### Data for this task ###
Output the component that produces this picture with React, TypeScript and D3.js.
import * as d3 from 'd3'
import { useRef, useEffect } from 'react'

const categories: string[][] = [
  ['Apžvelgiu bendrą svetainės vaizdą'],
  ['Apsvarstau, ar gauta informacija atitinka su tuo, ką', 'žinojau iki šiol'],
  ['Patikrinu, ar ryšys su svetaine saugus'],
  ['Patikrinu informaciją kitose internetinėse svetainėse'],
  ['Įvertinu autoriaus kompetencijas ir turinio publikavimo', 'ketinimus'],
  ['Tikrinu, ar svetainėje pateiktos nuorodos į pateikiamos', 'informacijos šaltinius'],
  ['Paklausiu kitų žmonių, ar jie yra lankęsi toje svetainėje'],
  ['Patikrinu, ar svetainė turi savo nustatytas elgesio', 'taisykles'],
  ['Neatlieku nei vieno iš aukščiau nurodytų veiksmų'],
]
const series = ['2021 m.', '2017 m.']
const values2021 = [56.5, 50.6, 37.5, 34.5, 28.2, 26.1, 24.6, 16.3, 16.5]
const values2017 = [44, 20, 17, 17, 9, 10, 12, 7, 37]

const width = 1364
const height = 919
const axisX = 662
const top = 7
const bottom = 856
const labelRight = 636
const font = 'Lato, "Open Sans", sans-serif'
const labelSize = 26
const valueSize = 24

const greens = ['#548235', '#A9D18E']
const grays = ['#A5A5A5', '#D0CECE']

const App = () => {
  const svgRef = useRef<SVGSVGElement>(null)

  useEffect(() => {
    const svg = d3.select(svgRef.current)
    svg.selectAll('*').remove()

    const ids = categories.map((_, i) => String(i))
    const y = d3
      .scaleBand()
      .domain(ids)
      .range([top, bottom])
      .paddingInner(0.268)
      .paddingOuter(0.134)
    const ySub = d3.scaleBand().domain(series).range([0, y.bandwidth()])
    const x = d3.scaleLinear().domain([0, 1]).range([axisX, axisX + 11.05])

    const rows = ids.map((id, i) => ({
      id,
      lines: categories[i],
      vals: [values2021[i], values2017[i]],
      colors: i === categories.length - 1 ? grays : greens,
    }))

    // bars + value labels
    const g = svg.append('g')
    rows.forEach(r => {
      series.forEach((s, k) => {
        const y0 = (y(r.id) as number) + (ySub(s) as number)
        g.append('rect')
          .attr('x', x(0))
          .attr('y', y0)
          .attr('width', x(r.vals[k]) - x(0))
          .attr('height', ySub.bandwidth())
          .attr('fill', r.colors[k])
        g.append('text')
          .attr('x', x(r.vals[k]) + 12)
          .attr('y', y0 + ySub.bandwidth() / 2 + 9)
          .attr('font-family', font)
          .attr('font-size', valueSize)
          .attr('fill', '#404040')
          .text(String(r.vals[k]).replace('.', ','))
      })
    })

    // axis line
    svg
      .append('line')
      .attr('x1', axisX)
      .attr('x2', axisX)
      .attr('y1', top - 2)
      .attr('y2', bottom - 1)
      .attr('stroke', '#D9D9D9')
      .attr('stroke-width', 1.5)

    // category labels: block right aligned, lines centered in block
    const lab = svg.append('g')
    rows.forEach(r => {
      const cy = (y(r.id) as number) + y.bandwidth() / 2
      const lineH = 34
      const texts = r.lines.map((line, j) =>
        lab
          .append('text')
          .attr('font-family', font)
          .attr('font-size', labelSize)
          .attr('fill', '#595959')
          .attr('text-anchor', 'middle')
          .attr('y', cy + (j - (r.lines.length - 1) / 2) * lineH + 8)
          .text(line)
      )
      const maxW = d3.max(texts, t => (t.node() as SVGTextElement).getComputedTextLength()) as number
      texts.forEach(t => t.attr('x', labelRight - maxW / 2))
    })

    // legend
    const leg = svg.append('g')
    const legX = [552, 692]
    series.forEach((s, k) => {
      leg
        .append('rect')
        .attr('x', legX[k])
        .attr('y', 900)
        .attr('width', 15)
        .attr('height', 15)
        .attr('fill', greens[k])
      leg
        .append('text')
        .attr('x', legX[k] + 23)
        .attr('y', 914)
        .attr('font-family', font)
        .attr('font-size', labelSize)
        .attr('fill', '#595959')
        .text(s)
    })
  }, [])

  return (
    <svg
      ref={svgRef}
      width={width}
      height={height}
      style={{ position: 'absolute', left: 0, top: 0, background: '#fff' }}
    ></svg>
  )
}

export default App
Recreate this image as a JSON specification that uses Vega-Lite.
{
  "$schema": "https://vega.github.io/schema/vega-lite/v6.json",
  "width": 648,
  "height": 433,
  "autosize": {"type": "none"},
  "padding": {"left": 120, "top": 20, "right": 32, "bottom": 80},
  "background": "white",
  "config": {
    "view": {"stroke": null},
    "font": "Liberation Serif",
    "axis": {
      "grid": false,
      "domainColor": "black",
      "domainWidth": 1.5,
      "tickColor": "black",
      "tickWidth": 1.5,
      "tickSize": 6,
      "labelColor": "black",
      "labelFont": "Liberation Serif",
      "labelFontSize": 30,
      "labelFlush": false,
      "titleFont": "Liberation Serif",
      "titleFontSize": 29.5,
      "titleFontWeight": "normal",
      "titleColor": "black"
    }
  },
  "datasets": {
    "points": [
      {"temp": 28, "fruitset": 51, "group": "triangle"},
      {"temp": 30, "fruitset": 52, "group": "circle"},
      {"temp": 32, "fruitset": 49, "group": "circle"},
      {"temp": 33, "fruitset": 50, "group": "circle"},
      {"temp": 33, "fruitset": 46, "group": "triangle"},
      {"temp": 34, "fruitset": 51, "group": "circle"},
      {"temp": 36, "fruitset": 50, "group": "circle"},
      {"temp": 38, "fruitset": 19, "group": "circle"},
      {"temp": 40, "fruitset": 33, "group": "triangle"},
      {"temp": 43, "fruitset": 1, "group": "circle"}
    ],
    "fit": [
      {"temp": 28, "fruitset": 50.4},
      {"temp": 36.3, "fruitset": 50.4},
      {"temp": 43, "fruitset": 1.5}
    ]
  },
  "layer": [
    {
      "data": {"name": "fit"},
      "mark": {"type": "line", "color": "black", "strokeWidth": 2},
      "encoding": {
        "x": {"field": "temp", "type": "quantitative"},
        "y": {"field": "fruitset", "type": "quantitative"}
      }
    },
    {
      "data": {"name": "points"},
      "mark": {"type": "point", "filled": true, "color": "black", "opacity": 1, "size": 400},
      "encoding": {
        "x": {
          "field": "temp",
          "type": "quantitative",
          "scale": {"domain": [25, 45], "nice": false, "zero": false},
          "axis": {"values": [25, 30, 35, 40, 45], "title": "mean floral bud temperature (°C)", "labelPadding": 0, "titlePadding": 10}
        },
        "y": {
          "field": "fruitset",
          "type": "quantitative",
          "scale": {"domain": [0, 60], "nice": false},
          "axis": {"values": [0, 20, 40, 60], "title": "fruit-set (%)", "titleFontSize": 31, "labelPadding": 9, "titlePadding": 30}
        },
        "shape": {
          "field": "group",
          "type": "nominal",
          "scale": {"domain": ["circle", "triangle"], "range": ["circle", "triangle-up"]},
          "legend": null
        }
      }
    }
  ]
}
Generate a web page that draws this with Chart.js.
###
- **Problem requirements**: Quote the listing in full, please, keeping every line exact.

- **Solution for this problem**:
Output the component that produces this picture with React, TypeScript and D3.js.
import * as d3 from 'd3'
import { useRef, useEffect } from 'react'

const categories: string[][] = [
  ['Apžvelgiu bendrą svetainės vaizdą'],
  ['Apsvarstau, ar gauta informacija atitinka su tuo, ką', 'žinojau iki šiol'],
  ['Patikrinu, ar ryšys su svetaine saugus'],
  ['Patikrinu informaciją kitose internetinėse svetainėse'],
  ['Įvertinu autoriaus kompetencijas ir turinio publikavimo', 'ketinimus'],
  ['Tikrinu, ar svetainėje pateiktos nuorodos į pateikiamos', 'informacijos šaltinius'],
  ['Paklausiu kitų žmonių, ar jie yra lankęsi toje svetainėje'],
  ['Patikrinu, ar svetainė turi savo nustatytas elgesio', 'taisykles'],
  ['Neatlieku nei vieno iš aukščiau nurodytų veiksmų'],
]
const series = ['2021 m.', '2017 m.']
const values2021 = [56.5, 50.6, 37.5, 34.5, 28.2, 26.1, 24.6, 16.3, 16.5]
const values2017 = [44, 20, 17, 17, 9, 10, 12, 7, 37]

const width = 1364
const height = 919
const axisX = 662
const top = 7
const bottom = 856
const labelRight = 636
const font = 'Lato, "Open Sans", sans-serif'
const labelSize = 26
const valueSize = 24

const greens = ['#548235', '#A9D18E']
const grays = ['#A5A5A5', '#D0CECE']

const App = () => {
  const svgRef = useRef<SVGSVGElement>(null)

  useEffect(() => {
    const svg = d3.select(svgRef.current)
    svg.selectAll('*').remove()

    const ids = categories.map((_, i) => String(i))
    const y = d3
      .scaleBand()
      .domain(ids)
      .range([top, bottom])
      .paddingInner(0.268)
      .paddingOuter(0.134)
    const ySub = d3.scaleBand().domain(series).range([0, y.bandwidth()])
    const x = d3.scaleLinear().domain([0, 1]).range([axisX, axisX + 11.05])

    const rows = ids.map((id, i) => ({
      id,
      lines: categories[i],
      vals: [values2021[i], values2017[i]],
      colors: i === categories.length - 1 ? grays : greens,
    }))

    // bars + value labels
    const g = svg.append('g')
    rows.forEach(r => {
      series.forEach((s, k) => {
        const y0 = (y(r.id) as number) + (ySub(s) as number)
        g.append('rect')
          .attr('x', x(0))
          .attr('y', y0)
          .attr('width', x(r.vals[k]) - x(0))
          .attr('height', ySub.bandwidth())
          .attr('fill', r.colors[k])
        g.append('text')
          .attr('x', x(r.vals[k]) + 12)
          .attr('y', y0 + ySub.bandwidth() / 2 + 9)
          .attr('font-family', font)
          .attr('font-size', valueSize)
          .attr('fill', '#404040')
          .text(String(r.vals[k]).replace('.', ','))
      })
    })

    // axis line
    svg
      .append('line')
      .attr('x1', axisX)
      .attr('x2', axisX)
      .attr('y1', top - 2)
      .attr('y2', bottom - 1)
      .attr('stroke', '#D9D9D9')
      .attr('stroke-width', 1.5)

    // category labels: block right aligned, lines centered in block
    const lab = svg.append('g')
    rows.forEach(r => {
      const cy = (y(r.id) as number) + y.bandwidth() / 2
      const lineH = 34
      const texts = r.lines.map((line, j) =>
        lab
          .append('text')
          .attr('font-family', font)
          .attr('font-size', labelSize)
          .attr('fill', '#595959')
          .attr('text-anchor', 'middle')
          .attr('y', cy + (j - (r.lines.length - 1) / 2) * lineH + 8)
          .text(line)
      )
      const maxW = d3.max(texts, t => (t.node() as SVGTextElement).getComputedTextLength()) as number
      texts.forEach(t => t.attr('x', labelRight - maxW / 2))
    })

    // legend
    const leg = svg.append('g')
    const legX = [552, 692]
    series.forEach((s, k) => {
      leg
        .append('rect')
        .attr('x', legX[k])
        .attr('y', 900)
        .attr('width', 15)
        .attr('height', 15)
        .attr('fill', greens[k])
      leg
        .append('text')
        .attr('x', legX[k] + 23)
        .attr('y', 914)
        .attr('font-family', font)
        .attr('font-size', labelSize)
        .attr('fill', '#595959')
        .text(s)
    })
  }, [])

  return (
    <svg
      ref={svgRef}
      width={width}
      height={height}
      style={{ position: 'absolute', left: 0, top: 0, background: '#fff' }}
    ></svg>
  )
}

export default App
Recreate this image as a JSON specification that uses Vega-Lite.
{
  "$schema": "https://vega.github.io/schema/vega-lite/v6.json",
  "width": 648,
  "height": 433,
  "autosize": {"type": "none"},
  "padding": {"left": 120, "top": 20, "right": 32, "bottom": 80},
  "background": "white",
  "config": {
    "view": {"stroke": null},
    "font": "Liberation Serif",
    "axis": {
      "grid": false,
      "domainColor": "black",
      "domainWidth": 1.5,
      "tickColor": "black",
      "tickWidth": 1.5,
      "tickSize": 6,
      "labelColor": "black",
      "labelFont": "Liberation Serif",
      "labelFontSize": 30,
      "labelFlush": false,
      "titleFont": "Liberation Serif",
      "titleFontSize": 29.5,
      "titleFontWeight": "normal",
      "titleColor": "black"
    }
  },
  "datasets": {
    "points": [
      {"temp": 28, "fruitset": 51, "group": "triangle"},
      {"temp": 30, "fruitset": 52, "group": "circle"},
      {"temp": 32, "fruitset": 49, "group": "circle"},
      {"temp": 33, "fruitset": 50, "group": "circle"},
      {"temp": 33, "fruitset": 46, "group": "triangle"},
      {"temp": 34, "fruitset": 51, "group": "circle"},
      {"temp": 36, "fruitset": 50, "group": "circle"},
      {"temp": 38, "fruitset": 19, "group": "circle"},
      {"temp": 40, "fruitset": 33, "group": "triangle"},
      {"temp": 43, "fruitset": 1, "group": "circle"}
    ],
    "fit": [
      {"temp": 28, "fruitset": 50.4},
      {"temp": 36.3, "fruitset": 50.4},
      {"temp": 43, "fruitset": 1.5}
    ]
  },
  "layer": [
    {
      "data": {"name": "fit"},
      "mark": {"type": "line", "color": "black", "strokeWidth": 2},
      "encoding": {
        "x": {"field": "temp", "type": "quantitative"},
        "y": {"field": "fruitset", "type": "quantitative"}
      }
    },
    {
      "data": {"name": "points"},
      "mark": {"type": "point", "filled": true, "color": "black", "opacity": 1, "size": 400},
      "encoding": {
        "x": {
          "field": "temp",
          "type": "quantitative",
          "scale": {"domain": [25, 45], "nice": false, "zero": false},
          "axis": {"values": [25, 30, 35, 40, 45], "title": "mean floral bud temperature (°C)", "labelPadding": 0, "titlePadding": 10}
        },
        "y": {
          "field": "fruitset",
          "type": "quantitative",
          "scale": {"domain": [0, 60], "nice": false},
          "axis": {"values": [0, 20, 40, 60], "title": "fruit-set (%)", "titleFontSize": 31, "labelPadding": 9, "titlePadding": 30}
        },
        "shape": {
          "field": "group",
          "type": "nominal",
          "scale": {"domain": ["circle", "triangle"], "range": ["circle", "triangle-up"]},
          "legend": null
        }
      }
    }
  ]
}
Generate a web page that draws this with Chart.js.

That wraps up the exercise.